The German government said on Wednesday it had agreed to extra funds to stop the curtain from falling on one of Berlin's three opera houses threatened with closure in the cash-strapped capital. In the last 13 years since German reunification, the city’s cultural institutions have lost much of their generous state subsidies. Speaking at a press conference, State Minister for Media and Culture Christina Weiss said she'd earmarked 25 million euros to help keep all three Berlin operas open. "Berlin can keep its three opera houses," she said. "Despite the really precarious budgetary position that you are all aware of, the federal government has found a way to keep culture in the capital city safe from harm."

Schröder called to task on election scandal

German Chancellor Gerhard Schröder will have to answer to accusations of election fraud in the parliament’s investigative committee Thursday evening. The opposition Christian Democrats and Christian Social Union claim the chancellor and his government of Social Democrats knowingly deceived the public about the catastrophic state of the German economy during last year’s federal elections. The committee was called into existence late last year after CDU party leaders insisted that Schröder and Finance Minister Hans Eichel had held back information on the country’s dire financial situation with its mounting federal budget and crumbling welfare system in order not to jeopardize their reelection chances. So far the controversial committee has heard testimony from representatives across the government including the finance and social ministries. Thursday’s hearing of Schröder marks the end of the investigations and was preceded by the release of previously "secretive" documents from the chancellor’s office on Wednesday.

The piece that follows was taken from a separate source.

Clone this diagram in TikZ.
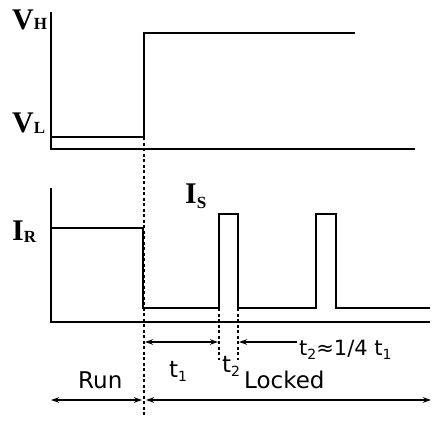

Helmut Kohl admits to "freewheeling" in reunification

Speaking at Landau University on Wednesday, former German chancellor Helmut Kohl admitted he made mistakes in Germany's reunification process. "I didn't realize to what extent East and West had grown apart in many areas of life," he said. The longest-serving head of state in post-war Europe, Kohl said he never had a "masterplan," nor any historic precedent to refer to. "There was no 'before'," he said at the gathering. "We were freewheeling." He concluded that despite mistakes, reunification was one of the greatest achievements in German history. Many Germans believe that Helmut Kohl was the country's most successful chancellor. During his 16 years in power he presided over Germany's unification – his finest hour – and became a driving force behind European integration.